If you are ever in Skib, be sure to give Mona a call and she will look after you better than your own mother! With all those fine breakfasts and the beautiful food in the lovely West Cork Hotel, we needed to get out and about for a bit of exercise and exploring. The farmers markets of West Cork are famous – Skibereen has a great one every Saturday. West Cork is home to a lot of ‘blow ins’ who crave an alternative lifestyle and many of them are into organic food, art and crafts. It’s all there in the market!
I love the multi coloured shop fronts and houses in West Cork, local shops with local produce, local book stores; Skibereen has its fair share of them, these caught my eye:
No weekend away would be complete without a cycle or a walk and doing it in West Cork is as good as it gets. We had a couple of walks out by Lough Hyne, one of them accompanied by our good friends Declan and Áine. What an incredible body of water! I have to go back in season to do the night kayaking. Lough Hyne is just 1km long and 3/4km wide, it is one of the most important marine habitats in Europe and was made Ireland’s first Marine Nature Conservation Reserve.
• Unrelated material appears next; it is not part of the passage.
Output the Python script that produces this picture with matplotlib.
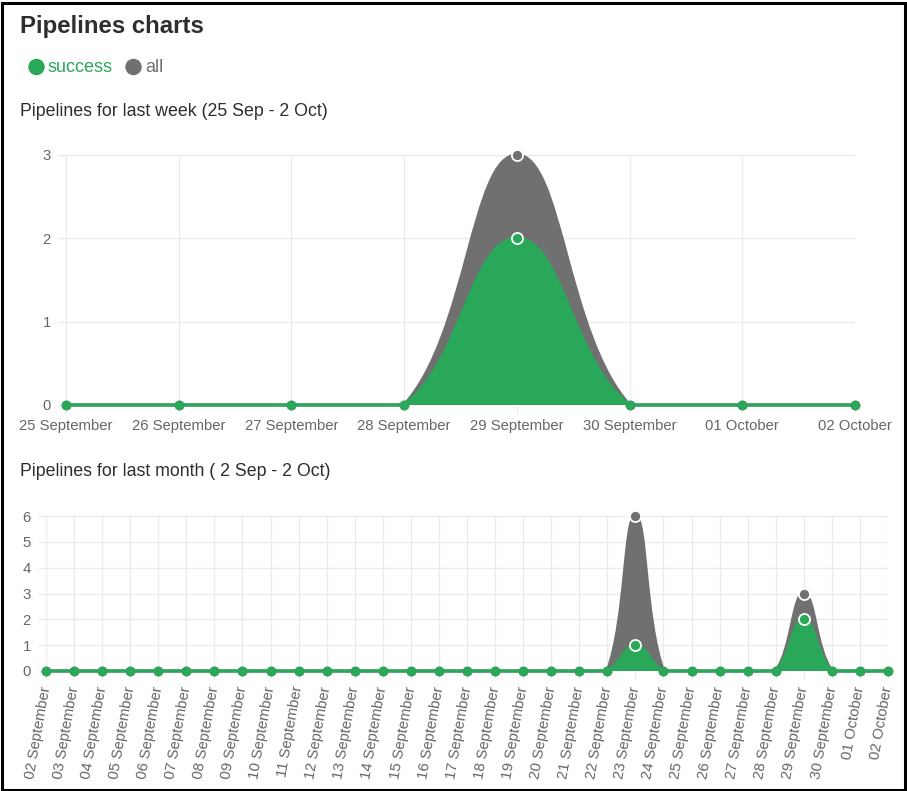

In the centre of the lake is Castle Island on which stand the ancient ruins of Cloghan Castle, once a stronghold of the O’Driscolls. According to local folklore here lived King Labhra Loinseach, who had asses ears, a story we learned in primary school and it was great to visit the area!
We did a beautiful looped walk, we thought it would circle the lake but it actually turns west in the direction of Baltimore and it’s a lovely scenic 5kms of road walking. There’s a few nice hills on it and we ‘had to pull like dogs’ to get up them! I mentioned the sacking of Baltimore earlier; that was areal event that occurred when Barbery pirates attacked the village and captured over 100 locals which they brought back to North Africa and sold into slavery. It’s an astonishing little known piece of our unique history which I read about about a few years ago in a terrific book, ‘The Stolen Village’ by Des Ekin;
All in all a great weekend in ‘Dear Old Skibereen’.